To hear their chief negotiator, Saeb Erekat, tell the Israelis that the Palestinians are ready to concede “the biggest Yerushalayim in Jewish history” – even using the Hebrew word for the city – will strike many as an act of humiliation.
Referring to Ariel Sharon as a “friend” will offend those Palestinians who still revile the former prime minister as the “Butcher of Beirut” for his role in the 1982 Israeli invasion of Lebanon.
Telling Tzipi Livni, Israel‘s then foreign minister, on the eve of national elections “I would vote for you” will strike many Palestinians as grovelling of a shameful kind.
It is this tone which will stick in the throat just as much as the substantive concessions on land or, as the Guardian will reveal in coming days, the intimate level of secret co-operation with Israeli security forces or readiness of Palestinian negotiators to give way on the highly charged question of the right of return for Palestinian refugees.

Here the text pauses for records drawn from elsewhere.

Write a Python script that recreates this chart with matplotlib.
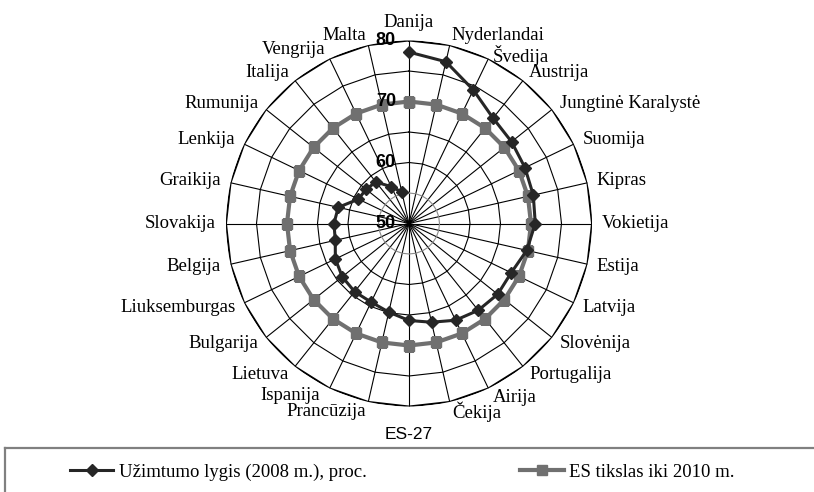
import numpy as np
import matplotlib.pyplot as plt
from matplotlib.lines import Line2D

# ES šalys ir užimtumo lygis 2008 m.
countries = ['Danija', 'Nyderlandai', 'Švedija', 'Austrija', 'Jungtinė Karalystė',
             'Suomija', 'Kipras', 'Vokietija', 'Estija', 'Latvija', 'Slovėnija',
             'Portugalija', 'Airija', 'Čekija', 'ES-27', 'Prancūzija', 'Ispanija',
             'Lietuva', 'Bulgarija', 'Liuksemburgas', 'Belgija', 'Slovakija',
             'Graikija', 'Lenkija', 'Rumunija', 'Italija', 'Vengrija', 'Malta']
employment_2008 = [78.1, 77.2, 74.3, 72.1, 71.5, 71.1, 70.9, 70.7, 69.8, 68.6, 68.6,
                   68.2, 67.6, 66.6, 65.9, 64.9, 64.3, 64.3, 64.0, 63.4, 62.4, 62.3,
                   61.9, 59.2, 59.0, 58.7, 56.7, 55.3]
target_2010 = [70] * len(countries)
grid_levels = [55, 60, 65, 70, 75, 80]
tick_labels = ['50', '60', '70', '80']

label1 = 'Užimtumo lygis (2008 m.), proc.'
label2 = 'ES tikslas iki 2010 m.'

# small pixel nudges for crowded labels (x, y)
nudge = {'Švedija': (0, -6), 'Ispanija': (-5, 2)}

n = len(countries)
theta = np.arange(n) * 2 * np.pi / n
theta_c = np.append(theta, theta[0])

fig = plt.figure(figsize=(8.14, 4.92), dpi=100)
ax = fig.add_axes([226 / 814, 85.5 / 492, 366 / 814, 366 / 492], projection='polar')
ax.set_theta_zero_location('N')
ax.set_theta_direction(-1)
ax.set_ylim(50, 80)
ax.grid(False)
ax.set_xticks([])
ax.set_yticks([])
ax.spines['polar'].set_visible(False)
ax.patch.set_alpha(0)

# spokes
for t in theta:
    ax.plot([t, t], [50, 80], color='black', lw=0.8, zorder=1)

# polygon gridlines
for lev in grid_levels:
    col = '#8a8a8a' if lev == 55 else 'black'
    lw = 1.4 if lev == 80 else 0.8
    ax.plot(theta_c, [lev] * (n + 1), color=col, lw=lw, zorder=1)

# series (target ring closed, employment line open)
ax.plot(theta_c, target_2010 + target_2010[:1], color='#707070', lw=3,
        marker='s', ms=7.5, zorder=3)
ax.plot(theta, employment_2008, color='#262626', lw=2.2,
        marker='D', ms=6, zorder=4)

# scale labels
for lab in tick_labels:
    ax.annotate(lab, xy=(0, float(lab)), xytext=(-13, 0), textcoords='offset pixels',
                ha='right', va='center', fontsize=13, fontweight='bold',
                family='Liberation Sans', zorder=5, annotation_clip=False)

# category labels
for t, name in zip(theta, countries):
    s = np.sin(t)
    off = nudge.get(name, (0, 0))
    if abs(s) < 1e-6:
        if np.cos(t) > 0:
            ax.annotate(name, xy=(t, 81.6), xytext=off, textcoords='offset pixels',
                        ha='center', va='bottom', fontsize=13.5,
                        family='Liberation Serif', annotation_clip=False)
        else:
            ax.annotate(name, xy=(t, 83.4), xytext=off, textcoords='offset pixels',
                        ha='center', va='top', fontsize=12.5,
                        family='Liberation Sans', annotation_clip=False)
    else:
        ax.annotate(name, xy=(t, 81.6), xytext=off, textcoords='offset pixels',
                    ha='left' if s > 0 else 'right', va='center',
                    fontsize=13.5, family='Liberation Serif', annotation_clip=False)

# legend box
lax = fig.add_axes([5 / 814, 0, 1, 44 / 492])
lax.set_xticks([])
lax.set_yticks([])
for side in ['right', 'bottom']:
    lax.spines[side].set_visible(False)
for side in ['top', 'left']:
    lax.spines[side].set_color('#808080')
    lax.spines[side].set_linewidth(1.6)

handles = [Line2D([], [], color='#262626', lw=2.2, marker='D', ms=6),
           Line2D([], [], color='#707070', lw=3, marker='s', ms=7.5)]
lax.legend(handles, [label1, label2], loc='center left', bbox_to_anchor=(65 / 814, 0.45),
           ncol=2, frameon=False, borderpad=0, borderaxespad=0, handlelength=2.3,
           handletextpad=0.3, columnspacing=8.2,
           prop={'family': 'Liberation Serif', 'size': 13.5})

fig.savefig('out.png', dpi=100)
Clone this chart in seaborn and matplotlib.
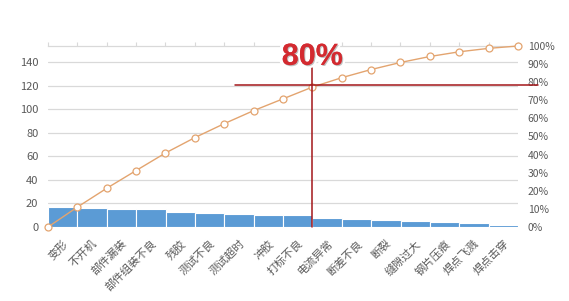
import matplotlib
matplotlib.use("Agg")
import matplotlib.pyplot as plt
import matplotlib.patheffects as pe
import seaborn as sns
import pandas as pd

# ---- data ----
categories = ["变形", "不开机", "部件漏装", "部件组装不良", "残胶", "测试不良", "测试超时", "冲胶",
              "打标不良", "电流异常", "断差不良", "断裂", "缝隙过大", "钢片压痕", "焊点飞溅", "焊点击穿"]
counts = [17, 16, 15, 15, 13, 12, 11, 10, 10, 8, 7, 6, 5, 4, 3, 2]
cum_pct = [0, 11.0, 21.4, 31.2, 40.9, 49.4, 57.1, 64.3, 70.8, 77.3, 82.5, 87.0, 90.9, 94.2, 96.8, 98.7, 100]
left_ticks = [0, 20, 40, 60, 80, 100, 120, 140]
left_max = 154
right_ticks = [0, 10, 20, 30, 40, 50, 60, 70, 80, 90, 100]
cut_label = "80%"
cut_level = 78.3      # % level of the red horizontal marker
cut_point = 9         # index of cumulative point where the marker is drawn

sns.set_theme(style="white")
plt.rcParams["font.family"] = ["Noto Sans CJK SC", "DejaVu Sans"]

W, H = 569, 301
fig = plt.figure(figsize=(W / 100, H / 100), dpi=100)
ax = fig.add_axes([48 / W, 1 - 227 / H, 470 / W, 181 / H])

bar_df = pd.DataFrame({"cat": categories, "n": counts})
sns.barplot(data=bar_df, x="cat", y="n", color="#5B9BD5", saturation=1, width=1.0,
            edgecolor="white", linewidth=0.8, ax=ax, zorder=2)
ax.set_xlim(-0.5, len(categories) - 0.5)
ax.set_ylim(0, left_max)
ax.set_yticks(left_ticks)
ax.set_xlabel("")
ax.set_ylabel("")
ax.grid(axis="y", color="#D9D9D9", linewidth=0.9, zorder=0)
ax.set_axisbelow(True)
for s in ["left", "right", "bottom"]:
    ax.spines[s].set_visible(False)
ax.spines["top"].set_color("#D9D9D9")
ax.spines["top"].set_linewidth(0.9)
ax.tick_params(axis="y", length=0, labelsize=8, labelcolor="#595959", pad=7)
ax.tick_params(axis="x", length=0, labelsize=8, labelcolor="#595959", pad=8)
ax.set_xticks(range(len(categories)))
ax.set_xticklabels(categories, rotation=45, ha="right", rotation_mode="anchor")

top = ax.secondary_xaxis("top")
top.set_xticks([i - 0.5 for i in range(len(categories) + 1)])
top.set_xticklabels([])
top.tick_params(axis="x", length=3, width=0.8, color="#D9D9D9", direction="out")
top.spines["top"].set_visible(False)

ax2 = ax.twinx()
line_df = pd.DataFrame({"x": [i - 0.5 for i in range(len(cum_pct))], "p": cum_pct})
sns.lineplot(data=line_df, x="x", y="p", ax=ax2, color="#E3A46F", linewidth=1.0,
             marker="o", markersize=5, markerfacecolor="white",
             markeredgecolor="#E3A46F", markeredgewidth=0.9, zorder=3, clip_on=False)
ax2.set_ylim(0, 100)
ax2.set_yticks(right_ticks)
ax2.set_yticklabels([f"{t}%" for t in right_ticks])
ax2.set_ylabel("")
ax2.set_xlabel("")
ax2.set_xlim(-0.5, len(categories) - 0.5)
for s in ["left", "right", "bottom", "top"]:
    ax2.spines[s].set_visible(False)
ax2.tick_params(axis="y", length=0, labelsize=7.5, labelcolor="#595959", pad=7)

# 80% marker lines
xc = cut_point - 0.5
ax2.plot([6.36 - 0.5, 16.67 - 0.5], [cut_level, cut_level], color="#A3161A",
         linewidth=1.1, clip_on=False, zorder=5)
ax2.plot([xc, xc], [0, 88], color="#A3161A", linewidth=1.1, clip_on=False, zorder=5)
t = ax2.text(xc, 94, cut_label, ha="center", va="center", fontsize=22,
             fontweight="bold", color="#D42A30", family=["Liberation Sans", "DejaVu Sans"],
             zorder=6, clip_on=False)
t.set_path_effects([pe.withStroke(linewidth=5, foreground="white"),
                    pe.SimplePatchShadow(offset=(0.8, -0.8), shadow_rgbFace="#999999", alpha=0.6),
                    pe.Normal()])

fig.savefig("out.png", dpi=100)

Of course it should be said that this cache of papers is not exhaustive and may have been leaked selectively; other documents might provide a rather different impression. Nevertheless, these texts will do enormous damage to the standing of the Palestinian Authority and to the Fatah party that leads it. Erekat himself may never recover his credibility.
But something even more profound is at stake: these documents could discredit among Palestinians the very notion of negotiation with Israel and the two-state solution that underpins it.
And yet there might also be an unexpected boost here for the Palestinian cause. Surely international opinion will see concrete proof of how far the Palestinians have been willing to go, ready to move up to and beyond their “red lines”, conceding ground that would once have been unthinkable – none more so than on Jerusalem.
In the blame game that has long attended Middle East diplomacy, this could see a shift in the Palestinians’ favour.
The effect of these papers on Israel will be the reverse.
They will cause little trouble inside the country. There are no exposés of hypocrisy or double talk; on the contrary, the Israelis’ statements inside the negotiating room echo what they have consistently said outside it. Livni in particular – now leader of the Israeli opposition – will be heartened that no words are recorded here to suggest she was ever a soft touch.
Still, in the eyes of world opinion that very consistency will look much less admirable. These papers show that the Israelis were intransigent in public – and intransigent in private.